Détenu à la prison de Belli, Jaouhar Ben Mbarek en est à son dixième jour de grève de la faim “sauvage”, refusant toute alimentation, y compris l’eau sucrée. Ce geste de protestation extrême, qu’il justifie par “la disparition de toute forme de justice”, a trouvé écho au sein de l’opposition tunisienne. L’ancien secrétaire général du Parti républicain, Issam Chebbi, et le chef du mouvement Ennahda, Rached Ghannouchi, ont eux aussi entamé une grève de la faim ouverte pour dénoncer les atteintes aux libertés et exiger la libération des prisonniers d’opinion.
À Tunis, comme à Paris, les mouvements de solidarité se multiplient. Samedi 8 novembre, plusieurs membres de la famille de Jaouhar Ben Mbarek ont rejoint le mouvement de grève. Des militants politiques et des défenseurs des droits humains se sont également rassemblés au siège du Parti républicain pour soutenir les prisonniers d’opinion. À Paris, une veillée de soutien s’est tenue la veille, avec des pancartes à l’effigie des opposants emprisonnés dans le cadre des affaires dites de “complot contre la sûreté de l’État”.
Le porte-parole du Parti républicain, Wissem Essaghir, a décrit dans une déclaration à Ultra Tunis “une situation des libertés devenue noire, faite d’enfermement, de vengeance et de liquidation des adversaires politiques”. Selon lui, les forces démocratiques et civiles du pays traversent un moment de grande faiblesse, mais “il leur revient d’assumer leur rôle avant que ces hommes ne perdent la vie pour la liberté et la dignité”.
Un climat d’étouffement généralisé
La situation en Tunisie ressemble comme deux gouttes d’eau à celle de l’Algérie. Depuis le 25 juillet 2021, date à laquelle Kaïs Saïed a suspendu le Parlement et concentré les pouvoirs entre ses mains, la Tunisie s’enfonce dans un climat d’autoritarisme assumé.
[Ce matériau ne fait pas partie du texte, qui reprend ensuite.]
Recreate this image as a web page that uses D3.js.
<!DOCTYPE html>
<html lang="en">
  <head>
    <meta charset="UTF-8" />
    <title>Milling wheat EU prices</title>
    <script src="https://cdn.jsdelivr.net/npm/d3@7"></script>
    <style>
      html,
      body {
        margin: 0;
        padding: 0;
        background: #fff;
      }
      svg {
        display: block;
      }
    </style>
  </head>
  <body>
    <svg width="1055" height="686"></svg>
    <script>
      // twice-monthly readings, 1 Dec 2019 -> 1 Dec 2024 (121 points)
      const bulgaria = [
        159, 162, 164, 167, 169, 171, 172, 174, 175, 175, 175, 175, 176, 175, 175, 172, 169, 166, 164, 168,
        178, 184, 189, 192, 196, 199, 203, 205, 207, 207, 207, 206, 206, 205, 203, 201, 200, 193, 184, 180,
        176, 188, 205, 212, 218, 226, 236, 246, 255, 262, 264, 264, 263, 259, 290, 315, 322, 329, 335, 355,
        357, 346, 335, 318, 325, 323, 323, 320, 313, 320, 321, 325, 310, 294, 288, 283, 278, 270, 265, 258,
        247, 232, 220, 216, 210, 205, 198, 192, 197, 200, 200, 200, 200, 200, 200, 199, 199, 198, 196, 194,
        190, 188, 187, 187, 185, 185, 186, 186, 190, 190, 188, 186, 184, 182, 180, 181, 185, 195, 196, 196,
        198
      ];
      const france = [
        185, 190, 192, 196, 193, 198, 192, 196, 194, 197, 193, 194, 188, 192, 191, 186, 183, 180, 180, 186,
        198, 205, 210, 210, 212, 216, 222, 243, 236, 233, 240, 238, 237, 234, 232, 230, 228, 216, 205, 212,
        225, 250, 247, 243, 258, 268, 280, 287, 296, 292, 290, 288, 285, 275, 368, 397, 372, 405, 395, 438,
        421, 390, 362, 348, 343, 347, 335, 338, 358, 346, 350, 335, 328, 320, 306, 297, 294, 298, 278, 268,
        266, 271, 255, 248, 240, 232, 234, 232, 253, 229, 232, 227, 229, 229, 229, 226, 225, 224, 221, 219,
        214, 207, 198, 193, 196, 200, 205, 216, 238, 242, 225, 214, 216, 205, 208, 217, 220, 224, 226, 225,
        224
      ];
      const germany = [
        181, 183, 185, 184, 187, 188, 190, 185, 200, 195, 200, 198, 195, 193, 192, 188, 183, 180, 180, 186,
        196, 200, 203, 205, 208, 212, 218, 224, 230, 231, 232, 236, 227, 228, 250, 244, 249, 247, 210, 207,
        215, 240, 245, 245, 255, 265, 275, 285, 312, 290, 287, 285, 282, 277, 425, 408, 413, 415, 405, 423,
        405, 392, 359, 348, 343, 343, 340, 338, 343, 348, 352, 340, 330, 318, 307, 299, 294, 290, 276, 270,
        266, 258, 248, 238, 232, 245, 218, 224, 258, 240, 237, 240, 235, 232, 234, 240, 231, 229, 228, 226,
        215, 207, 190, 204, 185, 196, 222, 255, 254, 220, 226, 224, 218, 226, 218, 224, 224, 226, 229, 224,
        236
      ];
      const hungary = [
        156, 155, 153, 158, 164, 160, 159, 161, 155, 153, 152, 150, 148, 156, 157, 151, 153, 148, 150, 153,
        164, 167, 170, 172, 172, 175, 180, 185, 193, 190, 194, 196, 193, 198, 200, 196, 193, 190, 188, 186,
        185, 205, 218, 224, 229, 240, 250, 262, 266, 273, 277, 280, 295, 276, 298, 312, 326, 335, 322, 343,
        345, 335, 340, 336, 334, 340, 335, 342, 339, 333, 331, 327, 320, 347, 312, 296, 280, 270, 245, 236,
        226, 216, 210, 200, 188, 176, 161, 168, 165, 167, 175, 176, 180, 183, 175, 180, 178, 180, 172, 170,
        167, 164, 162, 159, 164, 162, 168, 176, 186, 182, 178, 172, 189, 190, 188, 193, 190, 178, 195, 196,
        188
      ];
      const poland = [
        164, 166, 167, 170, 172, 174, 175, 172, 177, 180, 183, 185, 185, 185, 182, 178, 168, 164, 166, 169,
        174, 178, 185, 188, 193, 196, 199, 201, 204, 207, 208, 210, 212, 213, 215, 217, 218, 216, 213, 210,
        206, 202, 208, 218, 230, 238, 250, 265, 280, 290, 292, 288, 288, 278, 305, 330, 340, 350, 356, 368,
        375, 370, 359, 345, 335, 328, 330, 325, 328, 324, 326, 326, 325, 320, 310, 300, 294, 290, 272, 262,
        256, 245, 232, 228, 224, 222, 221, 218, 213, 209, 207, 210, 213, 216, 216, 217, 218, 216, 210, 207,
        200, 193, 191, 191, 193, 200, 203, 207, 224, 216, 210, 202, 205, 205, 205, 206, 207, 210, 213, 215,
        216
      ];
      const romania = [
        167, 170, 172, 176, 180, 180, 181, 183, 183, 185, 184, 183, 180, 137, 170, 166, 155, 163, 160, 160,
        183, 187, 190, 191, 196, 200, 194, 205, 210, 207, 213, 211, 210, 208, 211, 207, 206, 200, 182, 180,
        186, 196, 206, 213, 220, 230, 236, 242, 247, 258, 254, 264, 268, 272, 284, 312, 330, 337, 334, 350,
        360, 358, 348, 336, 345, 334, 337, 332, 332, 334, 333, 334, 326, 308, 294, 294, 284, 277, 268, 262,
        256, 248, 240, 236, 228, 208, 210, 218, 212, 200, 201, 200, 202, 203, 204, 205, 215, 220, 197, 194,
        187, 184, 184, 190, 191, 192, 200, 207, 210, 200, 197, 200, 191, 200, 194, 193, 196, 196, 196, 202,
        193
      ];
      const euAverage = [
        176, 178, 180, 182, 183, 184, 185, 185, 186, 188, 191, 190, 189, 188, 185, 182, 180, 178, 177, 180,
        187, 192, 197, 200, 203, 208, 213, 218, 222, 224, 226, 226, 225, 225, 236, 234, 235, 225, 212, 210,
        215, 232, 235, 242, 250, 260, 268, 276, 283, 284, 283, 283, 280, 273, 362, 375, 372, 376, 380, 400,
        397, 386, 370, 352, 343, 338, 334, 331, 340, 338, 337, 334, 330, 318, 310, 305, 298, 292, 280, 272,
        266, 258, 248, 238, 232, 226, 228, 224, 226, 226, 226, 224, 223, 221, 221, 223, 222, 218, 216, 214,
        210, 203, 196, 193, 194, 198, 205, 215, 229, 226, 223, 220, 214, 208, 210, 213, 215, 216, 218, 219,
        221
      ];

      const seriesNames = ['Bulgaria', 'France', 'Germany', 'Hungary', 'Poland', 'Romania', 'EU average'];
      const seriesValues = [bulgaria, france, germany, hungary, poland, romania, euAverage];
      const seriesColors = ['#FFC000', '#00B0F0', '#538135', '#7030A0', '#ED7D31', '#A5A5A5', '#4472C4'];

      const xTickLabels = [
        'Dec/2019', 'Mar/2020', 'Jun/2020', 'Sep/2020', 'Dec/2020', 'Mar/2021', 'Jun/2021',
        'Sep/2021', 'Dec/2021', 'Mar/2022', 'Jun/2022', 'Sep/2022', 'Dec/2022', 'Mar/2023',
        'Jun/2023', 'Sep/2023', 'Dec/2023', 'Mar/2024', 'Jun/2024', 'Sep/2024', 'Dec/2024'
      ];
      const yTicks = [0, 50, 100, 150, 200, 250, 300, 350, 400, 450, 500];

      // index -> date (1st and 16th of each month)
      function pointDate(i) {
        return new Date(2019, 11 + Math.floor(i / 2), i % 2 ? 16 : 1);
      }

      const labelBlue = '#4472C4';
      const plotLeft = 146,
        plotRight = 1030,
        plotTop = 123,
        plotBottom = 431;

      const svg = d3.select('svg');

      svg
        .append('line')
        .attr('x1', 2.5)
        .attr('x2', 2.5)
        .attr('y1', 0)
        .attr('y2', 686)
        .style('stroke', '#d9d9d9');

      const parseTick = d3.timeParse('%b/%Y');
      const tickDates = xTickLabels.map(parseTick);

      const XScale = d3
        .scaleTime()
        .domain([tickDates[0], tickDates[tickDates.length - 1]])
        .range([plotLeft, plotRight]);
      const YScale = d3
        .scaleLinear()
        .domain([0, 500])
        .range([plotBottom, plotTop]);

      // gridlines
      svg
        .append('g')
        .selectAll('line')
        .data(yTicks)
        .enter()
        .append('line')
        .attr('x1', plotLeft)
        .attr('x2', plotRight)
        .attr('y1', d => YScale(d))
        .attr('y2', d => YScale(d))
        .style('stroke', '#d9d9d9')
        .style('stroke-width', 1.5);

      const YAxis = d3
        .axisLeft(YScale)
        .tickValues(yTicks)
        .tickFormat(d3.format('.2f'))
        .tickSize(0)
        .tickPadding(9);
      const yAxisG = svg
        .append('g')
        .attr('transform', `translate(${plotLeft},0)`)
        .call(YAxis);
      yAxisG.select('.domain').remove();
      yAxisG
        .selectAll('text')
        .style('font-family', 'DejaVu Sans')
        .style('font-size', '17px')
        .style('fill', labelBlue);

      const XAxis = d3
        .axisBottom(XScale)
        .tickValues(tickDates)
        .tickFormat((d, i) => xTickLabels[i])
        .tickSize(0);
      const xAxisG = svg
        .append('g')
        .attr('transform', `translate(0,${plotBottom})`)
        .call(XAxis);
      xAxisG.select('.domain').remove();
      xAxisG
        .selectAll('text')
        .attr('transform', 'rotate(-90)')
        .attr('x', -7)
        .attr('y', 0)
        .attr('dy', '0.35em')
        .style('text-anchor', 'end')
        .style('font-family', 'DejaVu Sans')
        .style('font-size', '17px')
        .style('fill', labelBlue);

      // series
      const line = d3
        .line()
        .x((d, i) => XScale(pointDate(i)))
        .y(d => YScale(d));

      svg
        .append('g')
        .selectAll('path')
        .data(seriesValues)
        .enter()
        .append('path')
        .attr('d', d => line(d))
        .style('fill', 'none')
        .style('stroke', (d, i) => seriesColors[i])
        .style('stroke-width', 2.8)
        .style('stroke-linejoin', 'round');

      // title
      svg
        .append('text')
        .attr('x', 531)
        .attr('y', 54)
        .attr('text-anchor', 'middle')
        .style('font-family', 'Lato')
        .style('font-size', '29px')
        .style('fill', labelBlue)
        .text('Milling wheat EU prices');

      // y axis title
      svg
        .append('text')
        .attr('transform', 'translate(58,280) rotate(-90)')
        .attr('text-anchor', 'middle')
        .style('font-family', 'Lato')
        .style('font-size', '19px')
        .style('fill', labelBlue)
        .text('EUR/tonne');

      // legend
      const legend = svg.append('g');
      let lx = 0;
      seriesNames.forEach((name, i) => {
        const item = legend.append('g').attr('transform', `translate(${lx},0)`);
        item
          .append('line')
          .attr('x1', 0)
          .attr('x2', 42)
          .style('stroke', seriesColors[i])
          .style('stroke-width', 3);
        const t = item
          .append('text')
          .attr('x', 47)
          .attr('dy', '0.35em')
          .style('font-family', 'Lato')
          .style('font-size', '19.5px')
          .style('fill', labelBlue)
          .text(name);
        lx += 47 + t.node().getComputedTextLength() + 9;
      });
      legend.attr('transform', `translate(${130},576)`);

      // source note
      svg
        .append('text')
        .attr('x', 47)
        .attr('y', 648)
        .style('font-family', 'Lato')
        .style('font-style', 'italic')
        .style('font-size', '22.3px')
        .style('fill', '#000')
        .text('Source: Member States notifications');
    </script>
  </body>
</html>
Les arrestations d’opposants, de journalistes, d’avocats et de syndicalistes se sont multipliées, souvent sous des chefs d’accusation flous de “complot” ou d’“atteinte à la sûreté de l’État”. Les procès politiques se tiennent dans une opacité quasi totale, alimentant les accusations de dérive dictatoriale.
Plusieurs députés proches du pouvoir ont eux-mêmes dénoncé la répression et le verrouillage du débat public. L’un d’eux a même interpellé le président, l’appelant à “choisir entre le peuple tunisien et les nouveaux Trabelsia”, allusion directe au clan corrompu de l’ancien régime Ben Ali. Pour Wissem Essaghir, “le véritable complot réside dans la nomination de ministres sans compétence et dans la mise au pas du pouvoir judiciaire”.
Santé en danger et déni officiel
Les alertes se multiplient sur la santé fragile des prisonniers. L’avocate Délila Mseddi, sœur de Jaouhar Ben Mbarek, a fait savoir que son frère souffrait d’une chute sévère de la glycémie et de plusieurs troubles graves. Malgré cela, les autorités pénitentiaires affirment que “l’état des détenus est stable” et qu’elles leur assurent “tous les soins nécessaires”, une version jugée mensongère par les associations de défense des droits humains.
La Ligue tunisienne des droits de l’homme (LTDH), qui a rendu visite à Ben Mbarek, parle au contraire d’un “effondrement physique inquiétant” et d’un risque vital imminent. Dans un communiqué, elle dénonce “le refus obstiné des autorités de reconnaître la gravité de la situation et d’entamer un dialogue sur les conditions de détention des prisonniers politiques”.
Concentration des pouvoirs et autoritarisme
Trois ans après la concentration des pouvoirs par le président Saïed, la Tunisie semble revenue à des pratiques d’un autre âge : répression judiciaire, musellement de la presse, arrestations arbitraires. L’espoir né de la révolution de 2011 s’effrite, laissant place à une désillusion amère.
Dans ce pays où le pain manque et où la parole se paie de prison, la grève de la faim devient l’ultime langage du refus. En se privant de nourriture, ces opposants rappellent que la liberté, elle aussi, se meurt lentement en Tunisie — dans l’indifférence d’un monde plus préoccupé par ses équilibres diplomatiques que par la survie de la démocratie au Maghreb.